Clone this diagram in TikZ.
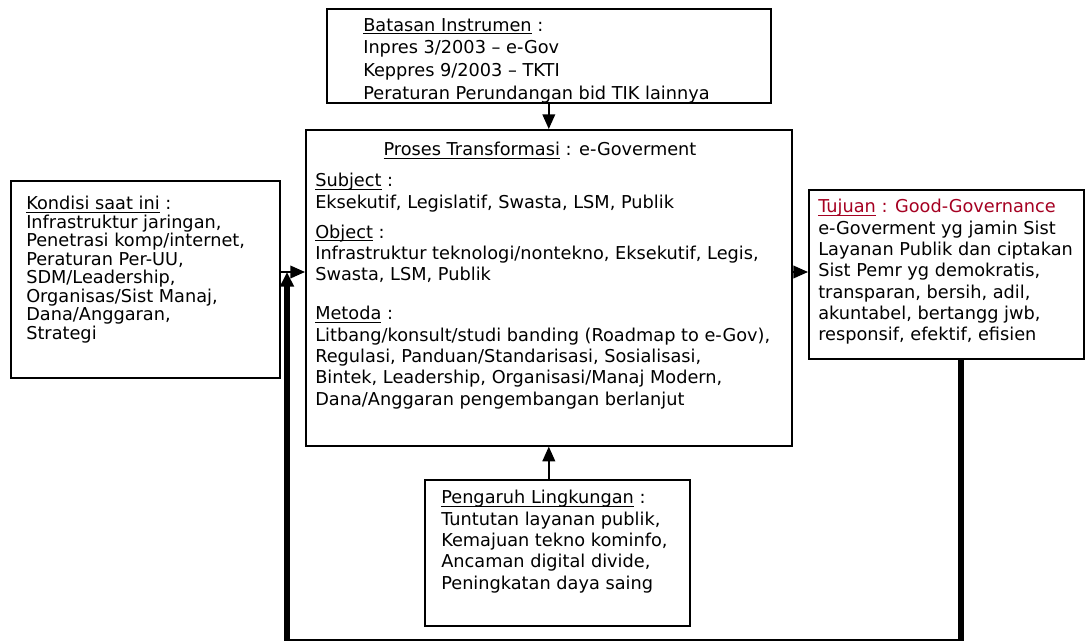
\documentclass[tikz,border=0pt]{standalone}
\usepackage{fontspec}
\setmainfont{DejaVu Sans}
\usepackage{xcolor}
\usetikzlibrary{arrows.meta, positioning}

\definecolor{goalred}{RGB}{165,0,33}
\newlength{\ulwd}
\newcommand{\ulword}[1]{\settowidth{\ulwd}{#1}\rlap{\smash{\rule[-2.4pt]{\ulwd}{0.75pt}}}#1}

\begin{document}
\begin{tikzpicture}[x=0.75pt, y=-0.75pt,
  box/.style={draw, rectangle, line width=1.2pt, anchor=north west, inner sep=0pt},
  txt/.style={anchor=north west, inner sep=0pt, align=left, font=\fontsize{13.3}{16}\selectfont},
  arrow/.style={-{Triangle[length=11pt, width=9.5pt]}, line width=1.2pt},
  feedback/.style={line width=3.8pt, line join=miter, -{Triangle[length=11pt, width=10pt]}}
]
\useasboundingbox (0,0) rectangle (1092,640);

% Boxes
\node[box, minimum width=333pt, minimum height=70.5pt] (batasan) at (326,8) {};
\node[box, minimum width=364.5pt, minimum height=237pt] (proses) at (305,129) {};
\node[box, minimum width=201.75pt, minimum height=147.75pt] (kondisi) at (10,180) {};
\node[box, minimum width=206.25pt, minimum height=126.75pt] (tujuan) at (808,189) {};
\node[box, minimum width=198.75pt, minimum height=109.5pt] (pengaruh) at (424,479) {};

% Texts
\node[txt, font=\fontsize{13.3}{17}\selectfont] (batasanText) at (363,18)
  {\ulword{Batasan Instrumen} :\\
   Inpres 3/2003 -- e-Gov\\
   Keppres 9/2003 -- TKTI\\
   Peraturan Perundangan bid TIK lainnya};

\node[txt, anchor=center] (prosesTitle) at (540,149)
  {\ulword{Proses Transformasi} : e-Goverment};
\node[txt] (prosesText) at (315,173)
  {\ulword{Subject} :\\
   Eksekutif, Legislatif, Swasta, LSM, Publik\\[6.5pt]
   \ulword{Object} :\\
   Infrastruktur teknologi/nontekno, Eksekutif, Legis,\\
   Swasta, LSM, Publik\\[13.3pt]
   \ulword{Metoda} :\\
   Litbang/konsult/studi banding (Roadmap to e-Gov),\\
   Regulasi, Panduan/Standarisasi, Sosialisasi,\\
   Bintek, Leadership, Organisasi/Manaj Modern,\\
   Dana/Anggaran pengembangan berlanjut};

\node[txt, font=\fontsize{13.3}{13.9}\selectfont] (kondisiText) at (26,196)
  {\ulword{Kondisi saat ini} :\\
   Infrastruktur jaringan,\\
   Penetrasi komp/internet,\\
   Peraturan Per-UU,\\
   SDM/Leadership,\\
   Organisas/Sist Manaj,\\
   Dana/Anggaran,\\
   Strategi};

\node[txt] (tujuanText) at (818,199)
  {\textcolor{goalred}{\ulword{Tujuan} : Good-Governance}\\
   e-Goverment yg jamin Sist\\
   Layanan Publik dan ciptakan\\
   Sist Pemr yg demokratis,\\
   transparan, bersih, adil,\\
   akuntabel, bertangg jwb,\\
   responsif, efektif, efisien};

\node[txt] (pengaruhText) at (441,490)
  {\ulword{Pengaruh Lingkungan} :\\
   Tuntutan layanan publik,\\
   Kemajuan tekno kominfo,\\
   Ancaman digital divide,\\
   Peningkatan daya saing};

% Connectors
\coordinate (mid) at (0,272);
\coordinate (loopR) at (961,641.5);
\coordinate (loopL) at (287,641.5);
\draw[arrow] (batasan.south) -- (proses.north);
\draw[arrow] (proses.south |- pengaruh.north) -- (proses.south);
\draw[arrow] (kondisi.east |- mid) -- (proses.west |- mid);
\draw[arrow] (proses.east |- mid) -- (tujuan.west |- mid);
\draw[feedback] (tujuan.south -| loopR) -- (loopR) -- (loopL) -- (loopL |- mid);

\end{tikzpicture}
\end{document}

* [WHAT YOU ARE ASKED TO DO] Reproduce every line exactly and omit all pictures.

* [TASK OUTPUT]
Clone this diagram in TikZ.
\documentclass[tikz,border=0pt]{standalone}
\usepackage{fontspec}
\setmainfont{DejaVu Sans}
\usepackage{xcolor}
\usetikzlibrary{arrows.meta, positioning}

\definecolor{goalred}{RGB}{165,0,33}
\newlength{\ulwd}
\newcommand{\ulword}[1]{\settowidth{\ulwd}{#1}\rlap{\smash{\rule[-2.4pt]{\ulwd}{0.75pt}}}#1}

\begin{document}
\begin{tikzpicture}[x=0.75pt, y=-0.75pt,
  box/.style={draw, rectangle, line width=1.2pt, anchor=north west, inner sep=0pt},
  txt/.style={anchor=north west, inner sep=0pt, align=left, font=\fontsize{13.3}{16}\selectfont},
  arrow/.style={-{Triangle[length=11pt, width=9.5pt]}, line width=1.2pt},
  feedback/.style={line width=3.8pt, line join=miter, -{Triangle[length=11pt, width=10pt]}}
]
\useasboundingbox (0,0) rectangle (1092,640);

% Boxes
\node[box, minimum width=333pt, minimum height=70.5pt] (batasan) at (326,8) {};
\node[box, minimum width=364.5pt, minimum height=237pt] (proses) at (305,129) {};
\node[box, minimum width=201.75pt, minimum height=147.75pt] (kondisi) at (10,180) {};
\node[box, minimum width=206.25pt, minimum height=126.75pt] (tujuan) at (808,189) {};
\node[box, minimum width=198.75pt, minimum height=109.5pt] (pengaruh) at (424,479) {};

% Texts
\node[txt, font=\fontsize{13.3}{17}\selectfont] (batasanText) at (363,18)
  {\ulword{Batasan Instrumen} :\\
   Inpres 3/2003 -- e-Gov\\
   Keppres 9/2003 -- TKTI\\
   Peraturan Perundangan bid TIK lainnya};

\node[txt, anchor=center] (prosesTitle) at (540,149)
  {\ulword{Proses Transformasi} : e-Goverment};
\node[txt] (prosesText) at (315,173)
  {\ulword{Subject} :\\
   Eksekutif, Legislatif, Swasta, LSM, Publik\\[6.5pt]
   \ulword{Object} :\\
   Infrastruktur teknologi/nontekno, Eksekutif, Legis,\\
   Swasta, LSM, Publik\\[13.3pt]
   \ulword{Metoda} :\\
   Litbang/konsult/studi banding (Roadmap to e-Gov),\\
   Regulasi, Panduan/Standarisasi, Sosialisasi,\\
   Bintek, Leadership, Organisasi/Manaj Modern,\\
   Dana/Anggaran pengembangan berlanjut};

\node[txt, font=\fontsize{13.3}{13.9}\selectfont] (kondisiText) at (26,196)
  {\ulword{Kondisi saat ini} :\\
   Infrastruktur jaringan,\\
   Penetrasi komp/internet,\\
   Peraturan Per-UU,\\
   SDM/Leadership,\\
   Organisas/Sist Manaj,\\
   Dana/Anggaran,\\
   Strategi};

\node[txt] (tujuanText) at (818,199)
  {\textcolor{goalred}{\ulword{Tujuan} : Good-Governance}\\
   e-Goverment yg jamin Sist\\
   Layanan Publik dan ciptakan\\
   Sist Pemr yg demokratis,\\
   transparan, bersih, adil,\\
   akuntabel, bertangg jwb,\\
   responsif, efektif, efisien};

\node[txt] (pengaruhText) at (441,490)
  {\ulword{Pengaruh Lingkungan} :\\
   Tuntutan layanan publik,\\
   Kemajuan tekno kominfo,\\
   Ancaman digital divide,\\
   Peningkatan daya saing};

% Connectors
\coordinate (mid) at (0,272);
\coordinate (loopR) at (961,641.5);
\coordinate (loopL) at (287,641.5);
\draw[arrow] (batasan.south) -- (proses.north);
\draw[arrow] (proses.south |- pengaruh.north) -- (proses.south);
\draw[arrow] (kondisi.east |- mid) -- (proses.west |- mid);
\draw[arrow] (proses.east |- mid) -- (tujuan.west |- mid);
\draw[feedback] (tujuan.south -| loopR) -- (loopR) -- (loopL) -- (loopL |- mid);

\end{tikzpicture}
\end{document}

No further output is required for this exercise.